Our financial and political “leaders” desperately want “fiscal union”. If Germany agrees to “debt pooling” and a “banking union”, together with more QE-style measures by the European Central Bank, then bond yields elsewhere in the eurozone would plummet and, across Europe and the world, equity markets would soar.
Yet sustainable fiscal union is never going to happen. Debt mutualisation and “special monetary measures” could well snap the patience of German voters. The Bundesbank, too, is openly critical of such moves. Since Germany joined the euro in 1999, with no referendum, not a single national opinion poll has recorded a majority in favour of entry. I doubt one ever will. German citizens, prosperous by dint of their own hard work and skill, have a lot to lose. And money-printing and bail-outs of the profligate are anathema to the German psyche.
Even if Merkel does stitch together some kind of compromise on fiscal union, assuming she wants to, any bearable pooling arrangements will prove inadequate. To be sustainable in the long run, a monetary union also requires a “transfer union” – with explicit payments from stronger to weaker members. This is what happens in the US, with richer states financing poorer states, the whole edifice held together by hundreds of years of nation-building and a common identity. Europe doesn’t have that – and never will.

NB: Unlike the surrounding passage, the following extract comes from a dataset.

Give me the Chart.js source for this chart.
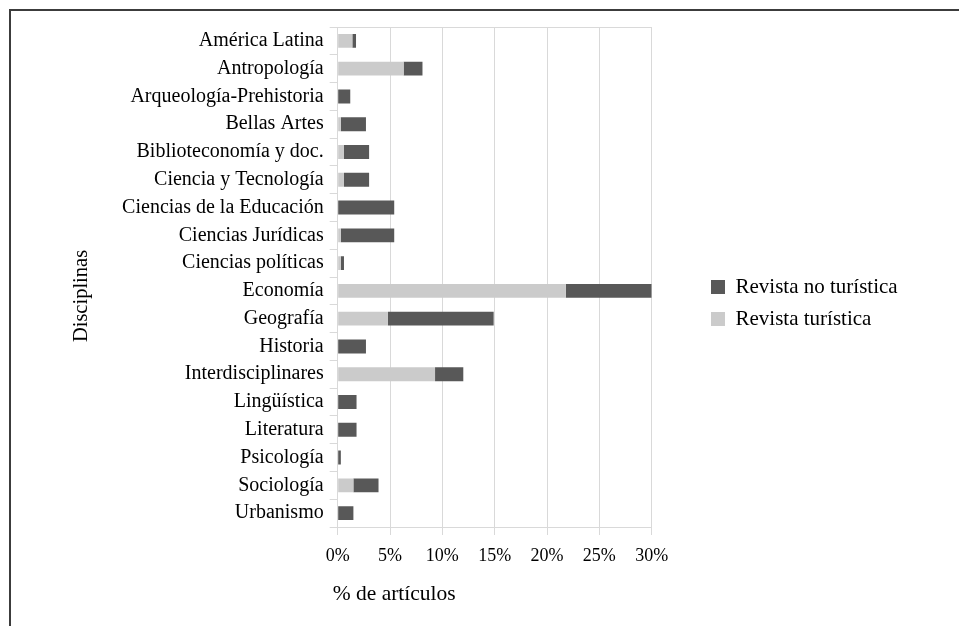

Back in 1977, the eurocrats commissioned the Scottish economist, Donald MacDougall, to examine what scale of fiscal transfers would be needed annually to hold together a stable monetary union. MacDougall’s report, based in part on US experience, suggested a level approaching 10pc of eurozone GDP – a massive figure that dwarfs even the already bloated European Union budget.
Will voters in the likes of Germany, the Netherlands and Finland really accept that kind of money – almost a quarter of their total tax revenues – being transferred to Portugal, Greece and Spain, to fund Mediterranean welfare and pension payments? I think not.
Well, if those voters are not careful, they might find themselves excluded from the decision-making process. That’s happened before, and it could happen again. Take another look at the two sentences above that I emphasized in bold. German voters never wanted the dangerous and speculative euro, but they were never given the chance to say no. If they are not careful, something similar (cheered on by the likes of Obama, Cameron, and the NYT) will take place again as what is left of their democracy is sliced away.
But back to Halligan…
These “strong” Northern countries anyway have fiscal problems of their own. For all the talk of Germany’s budgetary fire-power, Berlin is itself shouldering enormous sovereign debts – well over 130pc of GDP if you include the country’s European Central Bank debts and other off-balance-sheet liabilities.
Fiscal union also won’t be enforceable. When it comes to something as fundamental as tax and spending, elected governments will always do what their local electorates want, rather than following strictures from Brussels – or Berlin. It’s as simple as that. A stiffer fiscal treaty will just mean the rule-breakers apply more fudge.
Are we really to believe, after all, that under “fiscal union” the voters of Spain, Greece – France! – are going to accept, month after month, year after year, what the German government tells them to do? Of course they won’t. Tensions will escalate, civil unrest will abound. Europe will become mired in conflict.